On The Other Hand, Scott Templeton Says “I Laughed…I Cried”

Unless there’s a new James Toback film waiting in the wings, we might not read a piece of film criticism this year as scathing as the review handed out to “10,000 B.C.” by the Baltimore Sun’s Michael Scragow :

10,000 B.C. may take place in the moviemakers’ fanciful vision of life 10,000 years before Christ, but after you see it, the “B.C.” seems to stand for “Before Cinema.” It’s as if all the digital tools of new millennial filmmaking fell into the hands of men who had less storytelling sense than a campfire bard or a cave painter.

The director, Roland Emmerich, has made such pop hits as Independence Day, but he co-wrote this one with the film’s composer, Harald Kloser, instead of his usual partners, and from beginning to end it’s a succession of bad notes.

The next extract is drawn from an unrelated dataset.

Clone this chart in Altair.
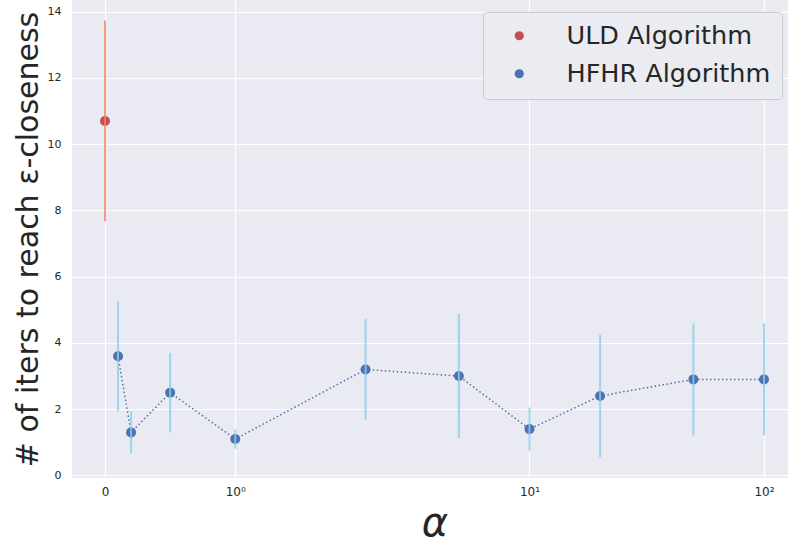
import altair as alt
import pandas as pd
import math

# ---- data ----
uld_alpha = [0]
uld_mean = [10.7]
uld_err = [3.03]

hfhr_alpha = [0.1, 0.2, 0.5, 1, 2, 5, 10, 20, 50, 100]
hfhr_mean = [3.6, 1.3, 2.5, 1.1, 3.2, 3.0, 1.4, 2.4, 2.9, 2.9]
hfhr_err = [1.67, 0.63, 1.2, 0.29, 1.52, 1.88, 0.65, 1.85, 1.69, 1.69]

series_names = ["ULD Algorithm", "HFHR Algorithm"]
point_colors = ["#c44e52", "#4c72b0"]
err_colors = ["#f7845c", "#87ceeb"]

tick_alphas = [0, 1, 10, 100]
tick_labels = ["0", "10\u2070", "10\u00b9", "10\u00b2"]
y_ticks = [0, 2, 4, 6, 8, 10, 12, 14]

# matplotlib-style symlog (linthresh=2, linscale=1, base 10)
LINTHRESH = 2.0
LINSCALE_ADJ = 1.0 / (1.0 - 1.0 / 10.0)


def symlog(v):
    if abs(v) <= LINTHRESH:
        return v * LINSCALE_ADJ
    return math.copysign(LINTHRESH * (LINSCALE_ADJ + math.log10(abs(v) / LINTHRESH)), v)


symlog_expr = (
    f"datum.alpha <= {LINTHRESH} ? datum.alpha * {LINSCALE_ADJ} : "
    f"{LINTHRESH} * ({LINSCALE_ADJ} + log(datum.alpha / {LINTHRESH}) / LN10)"
)

rows = []
for a, m, e in zip(uld_alpha, uld_mean, uld_err):
    rows.append({"alg": series_names[0], "alpha": a, "mean": m, "lo": m - e, "hi": m + e})
for a, m, e in zip(hfhr_alpha, hfhr_mean, hfhr_err):
    rows.append({"alg": series_names[1], "alpha": a, "mean": m, "lo": m - e, "hi": m + e})
df = pd.DataFrame(rows)

tick_vals = [symlog(v) for v in tick_alphas]
# label expression: pick nearest tick label
expr = f"'{tick_labels[-1]}'"
for i in range(len(tick_vals) - 2, -1, -1):
    mid = (tick_vals[i] + tick_vals[i + 1]) / 2
    expr = f"datum.value < {mid} ? '{tick_labels[i]}' : ({expr})"

FONT = "DejaVu Sans"
TXT = "#262626"

x_enc = alt.X(
    "t:Q",
    scale=alt.Scale(domain=[-0.2814, 5.825], nice=False, zero=False),
    axis=alt.Axis(
        values=tick_vals,
        labelExpr=expr,
        title="\u03b1",
        titleFontSize=40,
        titleFontStyle="italic",
        titleFontWeight="normal",
        titleFont=FONT,
        titleColor=TXT,
        titleX=362.5,
        titleY=57,
        titleAlign="center",
        titleBaseline="alphabetic",
        labelFontSize=12,
        labelFont=FONT,
        labelColor=TXT,
        labelPadding=8,
        ticks=False,
        domain=False,
        grid=True,
        gridColor="white",
        gridWidth=1.2,
    ),
)
y_scale = alt.Scale(domain=[-0.076, 14.35], nice=False, zero=False)
y_axis = alt.Axis(
    values=y_ticks,
    title="# of iters to reach \u03b5-closeness",
    titleFontSize=30,
    titleFontWeight="normal",
    titleFont=FONT,
    titleColor=TXT,
    titleX=-35,
    titleY=239,
    titleAngle=270,
    titleAlign="center",
    titleBaseline="alphabetic",
    labelFontSize=11,
    labelFont=FONT,
    labelColor=TXT,
    labelPadding=11,
    ticks=False,
    domain=False,
    grid=True,
    gridColor="white",
    gridWidth=1.2,
)

base = alt.Chart(df).transform_calculate(t=symlog_expr)

line = base.transform_filter(alt.datum.alg == series_names[1]).mark_line(
    color=point_colors[1], strokeWidth=1.5, strokeDash=[1.5, 2.5]
).encode(x=x_enc, y=alt.Y("mean:Q", scale=y_scale, axis=y_axis), order="t:Q")

points = base.mark_point(filled=True, size=100, opacity=1).encode(
    x=x_enc,
    y=alt.Y("mean:Q", scale=y_scale, axis=y_axis),
    color=alt.Color(
        "alg:N",
        scale=alt.Scale(domain=series_names, range=point_colors),
        sort=series_names,
        legend=alt.Legend(
            title=None,
            orient="none",
            legendX=411,
            legendY=12,
            fillColor="#ebebf2",
            strokeColor="#cccccc",
            cornerRadius=4,
            padding=11,
            labelFontSize=25.5,
            labelFont=FONT,
            labelColor=TXT,
            symbolSize=85,
            symbolType="circle",
            symbolStrokeWidth=0,
            symbolOffset=12.5,
            labelOffset=34.5,
            rowPadding=11,
            labelLimit=400,
        ),
    ),
)

err_layers = []
for name, col in zip(series_names, err_colors):
    err_layers.append(
        base.transform_filter(alt.datum.alg == name)
        .mark_rule(color=col, strokeWidth=2, opacity=0.8)
        .encode(x=x_enc, y=alt.Y("lo:Q", scale=y_scale, axis=y_axis), y2="hi:Q")
    )

chart = (
    alt.layer(line, points, *err_layers)
    .properties(
        width=716,
        height=478,
        autosize=alt.AutoSizeParams(type="none"),
        padding={"left": 72, "top": 0, "right": 0, "bottom": 65},
        background="white",
    )
    .configure_view(fill="#eaeaf2", stroke=None)
)

chart.save("out.html", embed_options={"renderer": "svg", "actions": False})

It follows the rise of a prehistoric hero, named D’Leh (sounds like “delay”), who grows up in a tribe of woolly mammoth hunters, and is stigmatized because his master-hunter father appeared to have abandoned his people in hard times.

The new holder of the White Spear, Tic’Tic (Cliff Curtis), tries to squelch that tale, but can’t stop teen bullies from sneering at D’Leh as the son of a coward. I don’t think there’s ever been an epic with more unfortunate names for its heroes. Unless you’re enthralled by the sight of mammoth herds and fearsome prehistoric emus and a spear-toothed tiger that responds to human kindness, all given that real yet unreal CGI glow, you hear the clock Tic’Ticing in your head and pray for a conclusion without delay or D’Leh.